The Attempt at a Solution
As far as I can figure, p_1 = (E_1/c,0,0,p), p_3 = (E_1/c,0,0,-p), p_2 = (E_2/c,0,0,-p), and p_4 = (E_2/c,0,0,p), for the incoming and outgoing electron, and incoming and outgoing muon, respectively.

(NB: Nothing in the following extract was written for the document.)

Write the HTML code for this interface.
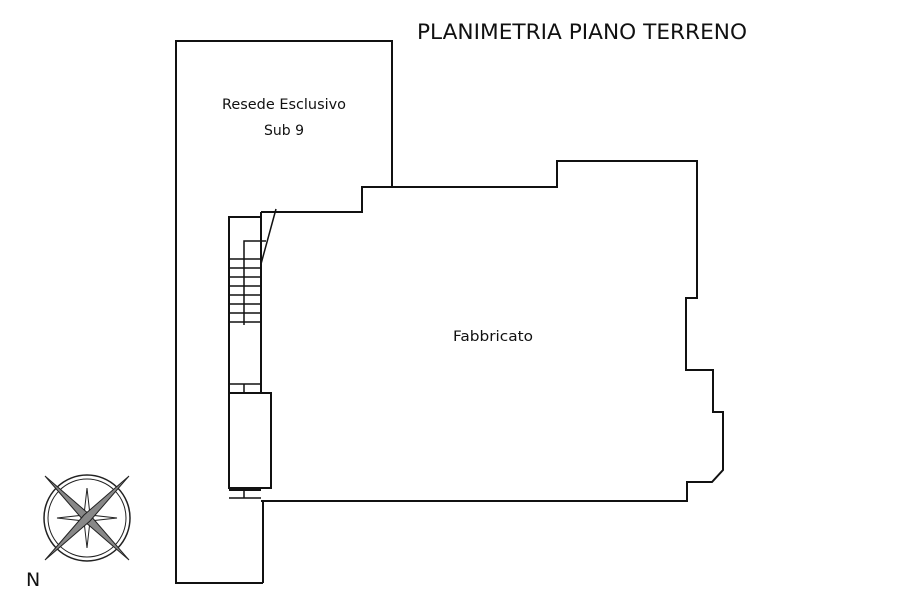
<!DOCTYPE html><html><head><style>body{margin:0;background:#fff}svg{display:block}text{font-family:"DejaVu Sans","Liberation Sans",sans-serif;fill:#111}</style></head><body>
<svg width="900" height="600" viewBox="0 0 900 600">
<g fill="none" stroke="#111" stroke-width="2">
<polyline points="263,583 176,583 176,41 392,41 392,187"/>
<polyline points="263,500 263,583"/>
<polyline points="261,212 362,212 362,187 557,187 557,161 697,161 697,298 686,298 686,370 713,370 713,412 723,412 723,470 712,482 687,482 687,501 261,501"/>
<polyline points="261,212 261,393"/>
<rect x="229" y="217" width="32" height="176"/>
<rect x="229" y="393" width="42" height="95"/>
<line x1="229" y1="490" x2="261" y2="490"/>
<line x1="276" y1="209" x2="261" y2="264" stroke-width="1.5"/>
<polyline points="244,325 244,241 266,241" stroke-width="1.5"/>
<g stroke-width="1.5"><line x1="229" y1="259" x2="261" y2="259"/><line x1="229" y1="268" x2="261" y2="268"/><line x1="229" y1="277" x2="261" y2="277"/><line x1="229" y1="286" x2="261" y2="286"/><line x1="229" y1="295" x2="261" y2="295"/><line x1="229" y1="304" x2="261" y2="304"/><line x1="229" y1="313" x2="261" y2="313"/><line x1="229" y1="322" x2="261" y2="322"/>
<line x1="229" y1="384" x2="261" y2="384"/><line x1="244" y1="384" x2="244" y2="393"/><line x1="244" y1="490" x2="244" y2="498"/><line x1="229" y1="498" x2="261" y2="498"/></g>
</g>
<g transform="translate(87,518)" stroke="#222">
<circle r="43" fill="none" stroke-width="1.5"/><circle r="39" fill="none" stroke-width="1"/>
<polygon points="0,-30 3,-3 30,0 3,3 0,30 -3,3 -30,0 -3,-3" fill="#fff" stroke-width="1"/>
<polygon points="-42,-42 3,-3 42,42 -3,3" fill="#888" stroke-width="1"/>
<polygon points="42,-42 3,3 -42,42 -3,-3" fill="#888" stroke-width="1"/>
</g>
<text x="26" y="586" font-size="19">N</text>
<text x="417" y="39" font-size="21" textLength="330" lengthAdjust="spacingAndGlyphs">PLANIMETRIA PIANO TERRENO</text>
<text x="222" y="109" font-size="14" textLength="124" lengthAdjust="spacingAndGlyphs">Resede Esclusivo</text>
<text x="284" y="135" font-size="14" text-anchor="middle">Sub 9</text>
<text x="453" y="341" font-size="14" textLength="80" lengthAdjust="spacingAndGlyphs">Fabbricato</text>
</svg></body></html>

That would make the spinors equal to:
u_1 = n (1,0,p/n^2,0)^T
u_3 = n (1,0,-p/n^2,0)^T
u_2 = N (1,0,-p/N^2,0)^T
u_4 = N (1,0,p/N^2,0)^T
where n=\frac{E_1+m_e c^2}{c} and N=\frac{E_2+m_\mu c^2}{c}
That makes the adjoints
\bar{u}_3 = u_3^\dagger\gamma^0 = n (1,0,p/n^2,0) and
\bar{u}_4 = u_4^\dagger\gamma^0 = N (1,0,-p/N^2,0)
These are all in the form of (A, 0, B, 0)\gamma^\mu(A, 0, B, 0)^T. It appears to work out that this is always 0 unless \mu=0. But \bar{u}_3 looks exactly like u_1^\dagger, so \bar{u}_3\gamma^0 u_1 = u_1^\dagger\gamma^0 u_1 = \bar{u}_1 u_1 = 2m_e c. The muon term works out the same way to 2m_\mu c. That makes the spinor contribution 4m_e m_\mu c^2
The (p_1-p_3)^2 term in the denominator should be ((E_1/c,0,0,p)-(E_1/c,0,0,-p))^2 = -4p^2 assuming the incoming and outgoing energies are the same, giving the final result M = \frac{4\pi\alpha m_e m_\mu c^2}{p^2}.
I know this is wrong, because the probability shouldn't be dependent on the initial momentum: I could make that momentum as low as I want and make the amplitude as high as I want. Besides, it differs from the answer given in the text and also the answer given in the Physics Bowl episode of The Big Bang Theory! Not sure where I went wrong, though.